SET PROBLEM
Write each line of the material exactly as given, from the top through the line that contains "var yMinor = [0.125, 0.375, 0.625, 0.875];", and omit all pictures.

DATA PROVIDED
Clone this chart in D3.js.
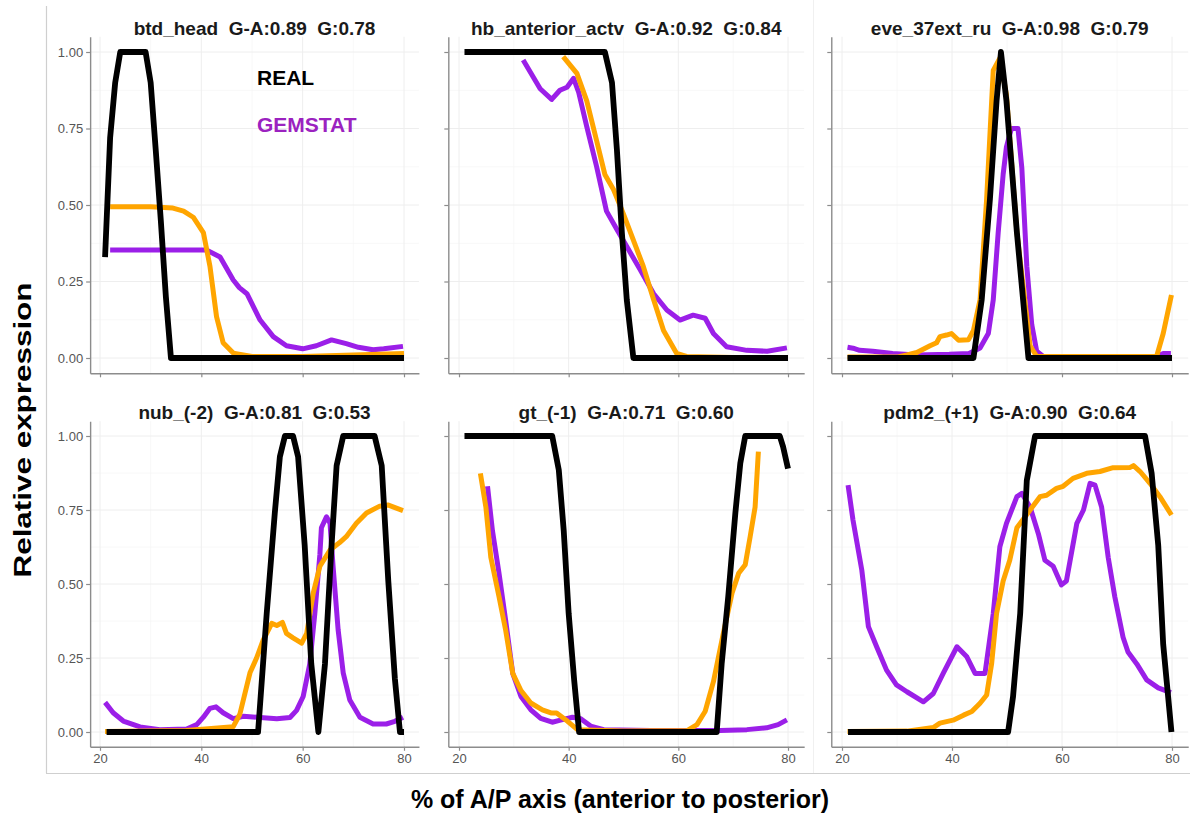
<!DOCTYPE html>
<html lang="en">
<head>
    <meta charset="utf-8">
    <title>D3: REAL vs GEMSTAT expression profiles</title>
    <script type="text/javascript" src="https://d3js.org/d3.v7.min.js"></script>
    <style>
        body { margin: 0; background: #fff; }
        svg text { font-family: "Liberation Sans", Arial, Helvetica, sans-serif; }
    </style>
</head>
<body>
    <script type="text/javascript">

        // Panel titles (gene, G-A score, G score)
        var panelTitles = [
            "btd_head  G-A:0.89  G:0.78",
            "hb_anterior_actv  G-A:0.92  G:0.84",
            "eve_37ext_ru  G-A:0.98  G:0.79",
            "nub_(-2)  G-A:0.81  G:0.53",
            "gt_(-1)  G-A:0.71  G:0.60",
            "pdm2_(+1)  G-A:0.90  G:0.64"
        ];

        var xTicks = [20, 40, 60, 80];
        var xMinor = [30, 50, 70];
        var yTicks = [0, 0.25, 0.5, 0.75, 1];
        var yMinor = [0.125, 0.375, 0.625, 0.875];

        // [% A/P position, relative expression]
        var realBtd = [[21,0.33],[22,0.72],[23,0.9],[24,1],[29,1],[30,0.9],[31,0.68],[32,0.45],[33,0.2],[34,0],[80,0]];
        var gemA_Btd = [[22,0.494],[30,0.494],[34.4,0.49],[36.5,0.48],[38.4,0.46],[40.4,0.41],[41.7,0.3],[43,0.135],[44.3,0.05],[46.3,0.016],[50,0.005],[60,0.005],[70,0.01],[80,0.015]];
        var gemBtd = [[22,0.353],[41,0.353],[43.7,0.33],[46.3,0.255],[47.5,0.23],[49,0.21],[51.6,0.124],[54.2,0.07],[56.8,0.04],[60,0.03],[62.7,0.04],[65.7,0.059],[68.6,0.047],[71,0.035],[73.9,0.027],[76,0.03],[79.8,0.038]];

        var realHb = [[21,1],[46.6,1],[47.9,0.9],[48.8,0.68],[49.7,0.41],[50.6,0.19],[51.8,0],[80,0]];
        var gemA_Hb = [[39,0.985],[41.5,0.93],[43.3,0.84],[45.1,0.71],[46.6,0.6],[48.2,0.55],[50,0.47],[51.8,0.385],[53.6,0.3],[55.5,0.19],[57.3,0.09],[59.7,0.015],[61.5,0.005],[70,0.002],[80,0.002]];
        var gemHb = [[31.7,0.974],[34.8,0.88],[36.9,0.845],[38.4,0.875],[39.7,0.885],[40.9,0.914],[41.8,0.87],[43.3,0.756],[45.1,0.625],[46.9,0.48],[48.8,0.42],[50.6,0.364],[53,0.29],[55.5,0.21],[57.9,0.157],[60.3,0.124],[62.7,0.14],[64.9,0.13],[66.4,0.08],[68.8,0.037],[72.5,0.025],[76.2,0.022],[79.8,0.033]];

        var realEve = [[21,0],[43.9,0],[45.4,0.19],[46.9,0.52],[48.1,0.84],[48.9,1],[49.9,0.84],[51.8,0.41],[53.9,0],[80,0]];
        var gemA_Eve = [[21,0.003],[30,0.003],[31.8,0.01],[33.6,0.018],[36,0.04],[37.2,0.05],[37.8,0.07],[39,0.075],[39.9,0.08],[41.2,0.058],[43,0.06],[43.9,0.09],[45.1,0.19],[46.3,0.52],[47.5,0.94],[48.7,0.98],[49.9,0.86],[51.8,0.41],[54.2,0.04],[55.4,0.005],[77.2,0.005],[78.4,0.08],[79.9,0.206]];
        var gemEve = [[21,0.035],[22,0.032],[23.2,0.025],[25.6,0.022],[29.2,0.015],[33.5,0.01],[39.5,0.012],[43.1,0.015],[45.1,0.033],[46.6,0.08],[47.5,0.19],[48.4,0.41],[49.3,0.6],[49.9,0.69],[50.8,0.75],[52,0.75],[52.7,0.62],[53.6,0.3],[54.5,0.11],[55.4,0.022],[56.6,0.005],[77.2,0.005],[78.4,0.015],[79.8,0.015]];

        var realNub = [[21.3,0],[51.2,0],[52.9,0.4],[54.5,0.74],[55.5,0.93],[56.5,1],[58.1,1],[59.1,0.93],[60.4,0.63],[61.7,0.23],[63.1,0],[64.4,0.23],[65.7,0.63],[66.7,0.9],[68,1],[74.2,1],[75.6,0.9],[76.9,0.51],[78.2,0.18],[79.2,0],[80,0]];
        var gemA_Nub = [[21,0.002],[37,0.005],[46.3,0.018],[47.6,0.06],[49.6,0.2],[50.9,0.25],[52.2,0.31],[53.9,0.367],[54.9,0.36],[56,0.37],[56.8,0.333],[58.1,0.318],[59.8,0.3],[60.8,0.333],[62.1,0.47],[63.4,0.56],[65.4,0.615],[67.3,0.64],[68.6,0.66],[70.6,0.705],[72.6,0.74],[75.2,0.763],[76.8,0.767],[79.8,0.748]];
        var gemNub = [[21,0.1],[22.6,0.065],[24.6,0.037],[27.9,0.017],[31.8,0.008],[37.1,0.01],[39.1,0.025],[40.4,0.05],[41.7,0.08],[42.9,0.085],[44.3,0.065],[46.3,0.045],[48.3,0.053],[51.6,0.049],[54.9,0.045],[57.5,0.049],[58.8,0.073],[60.1,0.12],[61.4,0.23],[62.4,0.4],[63.4,0.6],[63.7,0.69],[64.7,0.727],[65.4,0.705],[66,0.56],[67,0.345],[68,0.2],[69.3,0.108],[71.3,0.05],[73.9,0.027],[76.5,0.027],[78.2,0.036],[79.8,0.05]];

        var realGt = [[21,1],[37,1],[38.2,0.885],[39.1,0.68],[40,0.4],[41,0.176],[41.9,0],[67,0],[67.9,0.23],[69.1,0.457],[70.4,0.74],[71.3,0.908],[72.2,1],[78.5,1],[79.1,0.964],[80,0.89]];
        var gemA_Gt = [[23.9,0.874],[24.9,0.76],[25.8,0.59],[27.3,0.457],[28.5,0.345],[29.8,0.198],[31.3,0.14],[33.1,0.098],[35.2,0.075],[36.9,0.064],[37.8,0.064],[39.8,0.036],[41.6,0.008],[50,0.003],[61.6,0.005],[63.4,0.025],[64.9,0.07],[66.4,0.17],[68.2,0.333],[69.8,0.47],[71,0.536],[72.2,0.565],[73.1,0.66],[74,0.76],[74.6,0.947]];
        var gemGt = [[25.2,0.83],[26.1,0.68],[27.3,0.536],[28.5,0.378],[29.8,0.198],[31.3,0.12],[33.1,0.075],[34.9,0.046],[37,0.033],[38.5,0.04],[40.7,0.05],[42.2,0.045],[44,0.02],[46.4,0.008],[55,0.005],[67.6,0.005],[72.5,0.008],[76.1,0.014],[78.2,0.025],[79.8,0.041]];

        var realPdm2 = [[21.1,0],[50.2,0],[51.1,0.12],[52.4,0.4],[53.6,0.85],[55.1,1],[75.1,1],[76.3,0.874],[77.5,0.63],[78.4,0.296],[79.9,0]];
        var gemA_Pdm2 = [[21,0.002],[31.8,0.003],[36.6,0.015],[37.8,0.03],[40.2,0.04],[42.1,0.057],[43.6,0.069],[45.1,0.097],[46.3,0.125],[47.2,0.23],[48.1,0.4],[49.3,0.51],[50.5,0.58],[51.8,0.69],[53.6,0.735],[56,0.795],[57.2,0.8],[59,0.823],[60.2,0.83],[62,0.857],[64.5,0.874],[66.9,0.88],[69.3,0.893],[72.4,0.894],[73,0.9],[74.2,0.88],[76,0.84],[77.8,0.795],[79.9,0.733]];
        var gemPdm2 = [[21.1,0.834],[22,0.716],[23.6,0.547],[24.8,0.356],[26.3,0.288],[28.1,0.209],[29.9,0.159],[31.8,0.136],[34.8,0.102],[36.6,0.13],[38.4,0.198],[40.9,0.288],[42.7,0.254],[44.2,0.198],[46,0.198],[47.5,0.4],[48.7,0.626],[49.9,0.705],[51.8,0.795],[52.7,0.806],[54.2,0.76],[55.7,0.67],[56.9,0.58],[58.4,0.56],[59.9,0.497],[60.8,0.51],[62.7,0.705],[63.9,0.75],[65.1,0.84],[66,0.834],[67.2,0.76],[68.4,0.59],[69.6,0.457],[71.1,0.32],[72,0.27],[73.6,0.23],[75.4,0.176],[77.5,0.149],[79.8,0.133]];

        var realSeries = [realBtd, realHb, realEve, realNub, realGt, realPdm2];
        var gemASeries = [gemA_Btd, gemA_Hb, gemA_Eve, gemA_Nub, gemA_Gt, gemA_Pdm2];
        var gemSeries = [gemBtd, gemHb, gemEve, gemNub, gemGt, gemPdm2];

        var colors = { real: "#000000", gem: "#9b1fe8", gemA: "#ffa500" };

        // pixel positions of x = 20 and 80 per column, y = 0 and 1 per row
        var cols = [[100, 404], [459, 788], [842, 1172]];
        var rows = [[358, 52], [732, 436]];

        var svg = d3.select("body").append("svg")
            .attr("width", 1190)
            .attr("height", 814);

        // outer frame (left + bottom)
        svg.append("line").attr("x1", 46.5).attr("x2", 46.5).attr("y1", 6).attr("y2", 773)
            .attr("stroke", "#cfcfcf").attr("stroke-width", 1.2);
        svg.append("line").attr("x1", 46).attr("x2", 1190).attr("y1", 773.5).attr("y2", 773.5)
            .attr("stroke", "#cfcfcf").attr("stroke-width", 1.2);
        svg.append("line").attr("x1", 813.5).attr("x2", 813.5).attr("y1", 0).attr("y2", 773)
            .attr("stroke", "#f0f0f0").attr("stroke-width", 1);

        var line = d3.line();

        panelTitles.forEach(function(title, i) {
            var ci = i % 3, ri = Math.floor(i / 3);
            var bx = d3.scaleLinear().domain([20, 80]).range(cols[ci]);
            var by = d3.scaleLinear().domain([0, 1]).range(rows[ri]);
            var x = d3.scaleLinear().domain([18.05, 82.95]).range([bx(18.05), bx(82.95)]);
            var y = d3.scaleLinear().domain([-0.05, 1.05]).range([by(-0.05), by(1.05)]);
            var left = x.range()[0], right = x.range()[1];
            var top = y.range()[1], bottom = y.range()[0];

            var g = svg.append("g");

            // grid
            g.selectAll(".vminor").data(xMinor).enter().append("line")
                .attr("x1", d => x(d)).attr("x2", d => x(d)).attr("y1", top).attr("y2", bottom)
                .attr("stroke", "#f6f6f6").attr("stroke-width", 0.8);
            g.selectAll(".hminor").data(yMinor).enter().append("line")
                .attr("y1", d => y(d)).attr("y2", d => y(d)).attr("x1", left).attr("x2", right)
                .attr("stroke", "#f6f6f6").attr("stroke-width", 0.8);
            g.selectAll(".vmajor").data(xTicks).enter().append("line")
                .attr("x1", d => x(d)).attr("x2", d => x(d)).attr("y1", top).attr("y2", bottom)
                .attr("stroke", "#eeeeee").attr("stroke-width", 1);
            g.selectAll(".hmajor").data(yTicks).enter().append("line")
                .attr("y1", d => y(d)).attr("y2", d => y(d)).attr("x1", left).attr("x2", right)
                .attr("stroke", "#eeeeee").attr("stroke-width", 1);

            // axes
            var yAxis = d3.axisLeft(y).tickValues(yTicks).tickSize(4).tickSizeOuter(0).tickPadding(3)
                .tickFormat(ci === 0 ? d3.format(".2f") : function() { return ""; });
            var xAxis = d3.axisBottom(x).tickValues(xTicks).tickSize(4).tickSizeOuter(0).tickPadding(3)
                .tickFormat(ri === 1 ? d3.format("d") : function() { return ""; });

            var ya = g.append("g").attr("transform", "translate(" + left + ",0)").call(yAxis);
            var xa = g.append("g").attr("transform", "translate(0," + bottom + ")").call(xAxis);
            [ya, xa].forEach(function(a) {
                a.select(".domain").attr("stroke", "#8c8c8c").attr("stroke-width", 1.4);
                a.selectAll(".tick line").attr("stroke", "#8c8c8c").attr("stroke-width", 1.2);
                a.selectAll(".tick text").attr("fill", "#555555").style("font-size", "13px")
                    .style("font-family", "'Liberation Sans', Arial, sans-serif");
            });

            // series: GEMSTAT (purple), GEMSTAT-A (orange), REAL (black)
            [[gemSeries[i], colors.gem, 5], [gemASeries[i], colors.gemA, 5], [realSeries[i], colors.real, 5.8]]
                .forEach(function(s) {
                    g.append("path")
                        .attr("d", line.x(d => x(d[0])).y(d => y(d[1]))(s[0]))
                        .attr("fill", "none")
                        .attr("stroke", s[1])
                        .attr("stroke-width", s[2])
                        .attr("stroke-linejoin", "round")
                        .attr("stroke-linecap", "butt");
                });

            // title
            g.append("text")
                .attr("x", (left + right) / 2)
                .attr("y", ri === 0 ? 35 : 419)
                .attr("text-anchor", "middle")
                .style("white-space", "pre")
                .style("font-size", "19px")
                .style("font-weight", "bold")
                .attr("fill", "#1a1a1a")
                .text(title);
        });

        // legend text in first panel
        svg.append("text").attr("x", 257).attr("y", 85)
            .style("font-size", "21px").style("font-weight", "bold").attr("fill", "#000")
            .text("REAL");
        svg.append("text").attr("x", 257).attr("y", 132)
            .style("font-size", "21px").style("font-weight", "bold").attr("fill", "#9b22c0")
            .text("GEMSTAT");

        // axis titles
        svg.append("text")
            .attr("transform", "translate(31,430) rotate(-90)")
            .attr("text-anchor", "middle")
            .attr("textLength", 295)
            .attr("lengthAdjust", "spacingAndGlyphs")
            .style("font-size", "24px").style("font-weight", "bold")
            .text("Relative expression");
        svg.append("text")
            .attr("x", 620).attr("y", 808)
            .attr("text-anchor", "middle")
            .style("font-size", "25px").style("font-weight", "bold")
            .text("% of A/P axis (anterior to posterior)");

    </script>
</body>
</html>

WRITTEN RESPONSE
Clone this chart in D3.js.
<!DOCTYPE html>
<html lang="en">
<head>
    <meta charset="utf-8">
    <title>D3: REAL vs GEMSTAT expression profiles</title>
    <script type="text/javascript" src="https://d3js.org/d3.v7.min.js"></script>
    <style>
        body { margin: 0; background: #fff; }
        svg text { font-family: "Liberation Sans", Arial, Helvetica, sans-serif; }
    </style>
</head>
<body>
    <script type="text/javascript">

        // Panel titles (gene, G-A score, G score)
        var panelTitles = [
            "btd_head  G-A:0.89  G:0.78",
            "hb_anterior_actv  G-A:0.92  G:0.84",
            "eve_37ext_ru  G-A:0.98  G:0.79",
            "nub_(-2)  G-A:0.81  G:0.53",
            "gt_(-1)  G-A:0.71  G:0.60",
            "pdm2_(+1)  G-A:0.90  G:0.64"
        ];

        var xTicks = [20, 40, 60, 80];
        var xMinor = [30, 50, 70];
        var yTicks = [0, 0.25, 0.5, 0.75, 1];
        var yMinor = [0.125, 0.375, 0.625, 0.875];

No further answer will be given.